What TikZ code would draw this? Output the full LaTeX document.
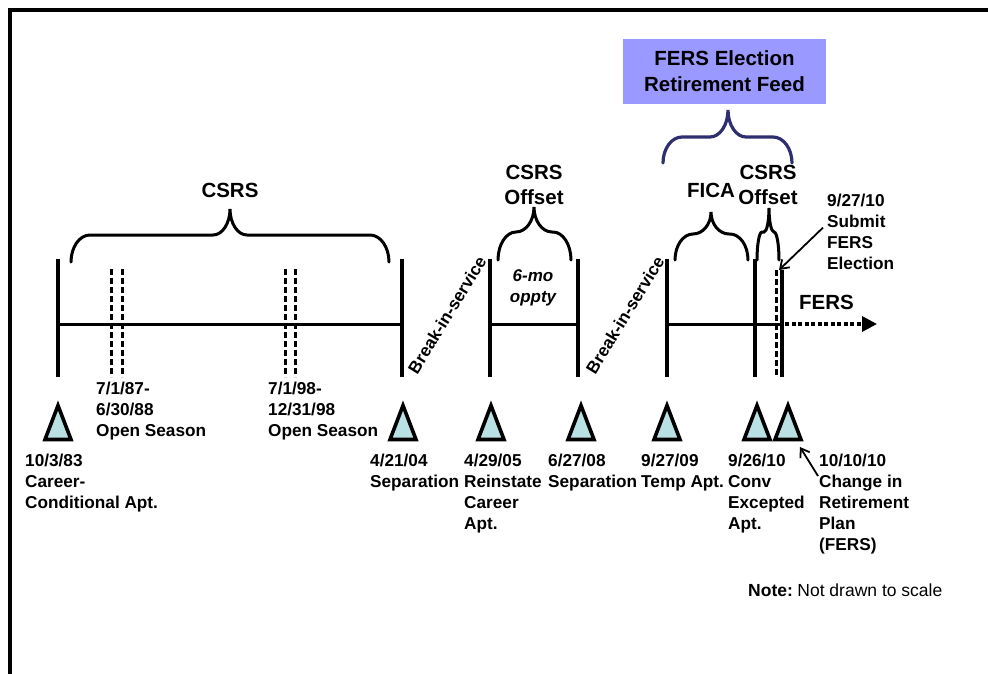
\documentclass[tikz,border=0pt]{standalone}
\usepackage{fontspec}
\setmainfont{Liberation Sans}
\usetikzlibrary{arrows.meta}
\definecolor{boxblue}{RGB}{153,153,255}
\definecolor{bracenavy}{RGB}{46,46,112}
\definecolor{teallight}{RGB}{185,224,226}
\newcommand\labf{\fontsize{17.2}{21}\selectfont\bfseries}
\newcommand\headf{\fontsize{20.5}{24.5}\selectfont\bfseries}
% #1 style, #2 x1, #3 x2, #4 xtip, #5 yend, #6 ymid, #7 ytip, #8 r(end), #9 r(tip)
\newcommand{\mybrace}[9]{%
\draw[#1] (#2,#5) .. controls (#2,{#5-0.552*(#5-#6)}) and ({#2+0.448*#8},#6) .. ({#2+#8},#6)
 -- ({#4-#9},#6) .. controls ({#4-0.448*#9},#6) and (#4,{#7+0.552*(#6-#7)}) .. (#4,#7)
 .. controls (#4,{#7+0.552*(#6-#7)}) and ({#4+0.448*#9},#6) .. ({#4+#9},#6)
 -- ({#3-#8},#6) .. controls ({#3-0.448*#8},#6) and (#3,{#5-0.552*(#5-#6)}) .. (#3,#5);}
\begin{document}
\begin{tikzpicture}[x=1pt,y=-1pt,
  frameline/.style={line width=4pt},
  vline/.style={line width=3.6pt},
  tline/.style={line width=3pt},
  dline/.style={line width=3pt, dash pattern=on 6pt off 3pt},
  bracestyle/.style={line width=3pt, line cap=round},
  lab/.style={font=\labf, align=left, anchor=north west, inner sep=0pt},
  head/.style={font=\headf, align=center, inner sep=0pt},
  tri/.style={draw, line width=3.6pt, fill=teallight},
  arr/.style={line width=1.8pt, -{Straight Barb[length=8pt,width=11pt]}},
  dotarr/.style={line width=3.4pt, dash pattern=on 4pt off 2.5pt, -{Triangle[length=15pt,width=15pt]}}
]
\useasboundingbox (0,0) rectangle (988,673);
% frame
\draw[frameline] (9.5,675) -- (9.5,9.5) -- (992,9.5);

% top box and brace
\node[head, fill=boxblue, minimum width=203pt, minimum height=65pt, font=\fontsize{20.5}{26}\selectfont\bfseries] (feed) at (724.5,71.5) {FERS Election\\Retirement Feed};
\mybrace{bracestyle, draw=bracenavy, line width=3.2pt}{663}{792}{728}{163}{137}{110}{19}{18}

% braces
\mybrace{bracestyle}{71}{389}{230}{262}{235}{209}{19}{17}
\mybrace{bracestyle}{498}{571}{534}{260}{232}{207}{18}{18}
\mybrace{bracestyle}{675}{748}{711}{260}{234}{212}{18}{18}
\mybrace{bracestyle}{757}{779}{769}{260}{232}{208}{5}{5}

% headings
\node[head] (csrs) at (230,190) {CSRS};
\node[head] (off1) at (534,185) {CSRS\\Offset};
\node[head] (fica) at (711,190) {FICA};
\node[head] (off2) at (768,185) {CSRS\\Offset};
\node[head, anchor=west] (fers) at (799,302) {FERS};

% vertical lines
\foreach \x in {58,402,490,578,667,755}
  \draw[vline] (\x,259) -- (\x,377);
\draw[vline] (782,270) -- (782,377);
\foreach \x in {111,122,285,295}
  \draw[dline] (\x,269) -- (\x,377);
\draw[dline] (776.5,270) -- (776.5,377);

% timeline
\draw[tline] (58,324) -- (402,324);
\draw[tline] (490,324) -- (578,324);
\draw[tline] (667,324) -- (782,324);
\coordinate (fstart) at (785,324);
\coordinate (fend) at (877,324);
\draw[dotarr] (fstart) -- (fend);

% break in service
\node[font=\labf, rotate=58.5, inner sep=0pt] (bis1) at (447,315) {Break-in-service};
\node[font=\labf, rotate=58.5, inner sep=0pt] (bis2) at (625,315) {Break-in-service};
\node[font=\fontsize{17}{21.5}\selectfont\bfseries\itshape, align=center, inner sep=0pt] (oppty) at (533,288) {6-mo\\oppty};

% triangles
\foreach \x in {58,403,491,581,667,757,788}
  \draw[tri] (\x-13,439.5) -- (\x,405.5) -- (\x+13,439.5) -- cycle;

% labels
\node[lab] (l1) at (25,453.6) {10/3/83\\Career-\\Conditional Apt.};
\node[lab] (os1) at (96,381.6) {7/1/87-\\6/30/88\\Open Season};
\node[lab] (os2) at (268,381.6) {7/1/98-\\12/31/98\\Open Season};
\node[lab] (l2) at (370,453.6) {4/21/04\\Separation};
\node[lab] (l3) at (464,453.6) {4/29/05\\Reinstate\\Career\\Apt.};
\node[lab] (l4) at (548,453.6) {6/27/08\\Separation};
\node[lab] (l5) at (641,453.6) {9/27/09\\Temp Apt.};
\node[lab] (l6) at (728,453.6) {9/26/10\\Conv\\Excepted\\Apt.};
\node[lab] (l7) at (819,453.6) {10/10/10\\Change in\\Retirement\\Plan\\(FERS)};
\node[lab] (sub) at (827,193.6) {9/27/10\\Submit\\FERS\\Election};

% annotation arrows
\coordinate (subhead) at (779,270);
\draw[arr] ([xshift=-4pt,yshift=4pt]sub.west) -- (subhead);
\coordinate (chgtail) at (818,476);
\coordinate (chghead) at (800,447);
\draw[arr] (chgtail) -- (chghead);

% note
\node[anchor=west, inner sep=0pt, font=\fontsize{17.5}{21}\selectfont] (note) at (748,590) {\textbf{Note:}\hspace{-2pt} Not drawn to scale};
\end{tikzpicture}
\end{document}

◆ **DIRECTION**: From start to finish, output the listing exactly, but omit its pictures.

◆ **EXERCISE RESULT**:
What TikZ code would draw this? Output the full LaTeX document.
\documentclass[tikz,border=0pt]{standalone}
\usepackage{fontspec}
\setmainfont{Liberation Sans}
\usetikzlibrary{arrows.meta}
\definecolor{boxblue}{RGB}{153,153,255}
\definecolor{bracenavy}{RGB}{46,46,112}
\definecolor{teallight}{RGB}{185,224,226}
\newcommand\labf{\fontsize{17.2}{21}\selectfont\bfseries}
\newcommand\headf{\fontsize{20.5}{24.5}\selectfont\bfseries}
% #1 style, #2 x1, #3 x2, #4 xtip, #5 yend, #6 ymid, #7 ytip, #8 r(end), #9 r(tip)
\newcommand{\mybrace}[9]{%
\draw[#1] (#2,#5) .. controls (#2,{#5-0.552*(#5-#6)}) and ({#2+0.448*#8},#6) .. ({#2+#8},#6)
 -- ({#4-#9},#6) .. controls ({#4-0.448*#9},#6) and (#4,{#7+0.552*(#6-#7)}) .. (#4,#7)
 .. controls (#4,{#7+0.552*(#6-#7)}) and ({#4+0.448*#9},#6) .. ({#4+#9},#6)
 -- ({#3-#8},#6) .. controls ({#3-0.448*#8},#6) and (#3,{#5-0.552*(#5-#6)}) .. (#3,#5);}
\begin{document}
\begin{tikzpicture}[x=1pt,y=-1pt,
  frameline/.style={line width=4pt},
  vline/.style={line width=3.6pt},
  tline/.style={line width=3pt},
  dline/.style={line width=3pt, dash pattern=on 6pt off 3pt},
  bracestyle/.style={line width=3pt, line cap=round},
  lab/.style={font=\labf, align=left, anchor=north west, inner sep=0pt},
  head/.style={font=\headf, align=center, inner sep=0pt},
  tri/.style={draw, line width=3.6pt, fill=teallight},
  arr/.style={line width=1.8pt, -{Straight Barb[length=8pt,width=11pt]}},
  dotarr/.style={line width=3.4pt, dash pattern=on 4pt off 2.5pt, -{Triangle[length=15pt,width=15pt]}}
]
\useasboundingbox (0,0) rectangle (988,673);
% frame
\draw[frameline] (9.5,675) -- (9.5,9.5) -- (992,9.5);

% top box and brace
\node[head, fill=boxblue, minimum width=203pt, minimum height=65pt, font=\fontsize{20.5}{26}\selectfont\bfseries] (feed) at (724.5,71.5) {FERS Election\\Retirement Feed};
\mybrace{bracestyle, draw=bracenavy, line width=3.2pt}{663}{792}{728}{163}{137}{110}{19}{18}

% braces
\mybrace{bracestyle}{71}{389}{230}{262}{235}{209}{19}{17}
\mybrace{bracestyle}{498}{571}{534}{260}{232}{207}{18}{18}
\mybrace{bracestyle}{675}{748}{711}{260}{234}{212}{18}{18}
\mybrace{bracestyle}{757}{779}{769}{260}{232}{208}{5}{5}

% headings
\node[head] (csrs) at (230,190) {CSRS};
\node[head] (off1) at (534,185) {CSRS\\Offset};
\node[head] (fica) at (711,190) {FICA};
\node[head] (off2) at (768,185) {CSRS\\Offset};
\node[head, anchor=west] (fers) at (799,302) {FERS};

% vertical lines
\foreach \x in {58,402,490,578,667,755}
  \draw[vline] (\x,259) -- (\x,377);
\draw[vline] (782,270) -- (782,377);
\foreach \x in {111,122,285,295}
  \draw[dline] (\x,269) -- (\x,377);
\draw[dline] (776.5,270) -- (776.5,377);

% timeline
\draw[tline] (58,324) -- (402,324);
\draw[tline] (490,324) -- (578,324);
\draw[tline] (667,324) -- (782,324);
\coordinate (fstart) at (785,324);
\coordinate (fend) at (877,324);
\draw[dotarr] (fstart) -- (fend);

% break in service
\node[font=\labf, rotate=58.5, inner sep=0pt] (bis1) at (447,315) {Break-in-service};
\node[font=\labf, rotate=58.5, inner sep=0pt] (bis2) at (625,315) {Break-in-service};
\node[font=\fontsize{17}{21.5}\selectfont\bfseries\itshape, align=center, inner sep=0pt] (oppty) at (533,288) {6-mo\\oppty};

% triangles
\foreach \x in {58,403,491,581,667,757,788}
  \draw[tri] (\x-13,439.5) -- (\x,405.5) -- (\x+13,439.5) -- cycle;

% labels
\node[lab] (l1) at (25,453.6) {10/3/83\\Career-\\Conditional Apt.};
\node[lab] (os1) at (96,381.6) {7/1/87-\\6/30/88\\Open Season};
\node[lab] (os2) at (268,381.6) {7/1/98-\\12/31/98\\Open Season};
\node[lab] (l2) at (370,453.6) {4/21/04\\Separation};
\node[lab] (l3) at (464,453.6) {4/29/05\\Reinstate\\Career\\Apt.};
\node[lab] (l4) at (548,453.6) {6/27/08\\Separation};
\node[lab] (l5) at (641,453.6) {9/27/09\\Temp Apt.};
\node[lab] (l6) at (728,453.6) {9/26/10\\Conv\\Excepted\\Apt.};
\node[lab] (l7) at (819,453.6) {10/10/10\\Change in\\Retirement\\Plan\\(FERS)};
\node[lab] (sub) at (827,193.6) {9/27/10\\Submit\\FERS\\Election};

% annotation arrows
\coordinate (subhead) at (779,270);
\draw[arr] ([xshift=-4pt,yshift=4pt]sub.west) -- (subhead);
\coordinate (chgtail) at (818,476);
\coordinate (chghead) at (800,447);
\draw[arr] (chgtail) -- (chghead);

% note
\node[anchor=west, inner sep=0pt, font=\fontsize{17.5}{21}\selectfont] (note) at (748,590) {\textbf{Note:}\hspace{-2pt} Not drawn to scale};
\end{tikzpicture}
\end{document}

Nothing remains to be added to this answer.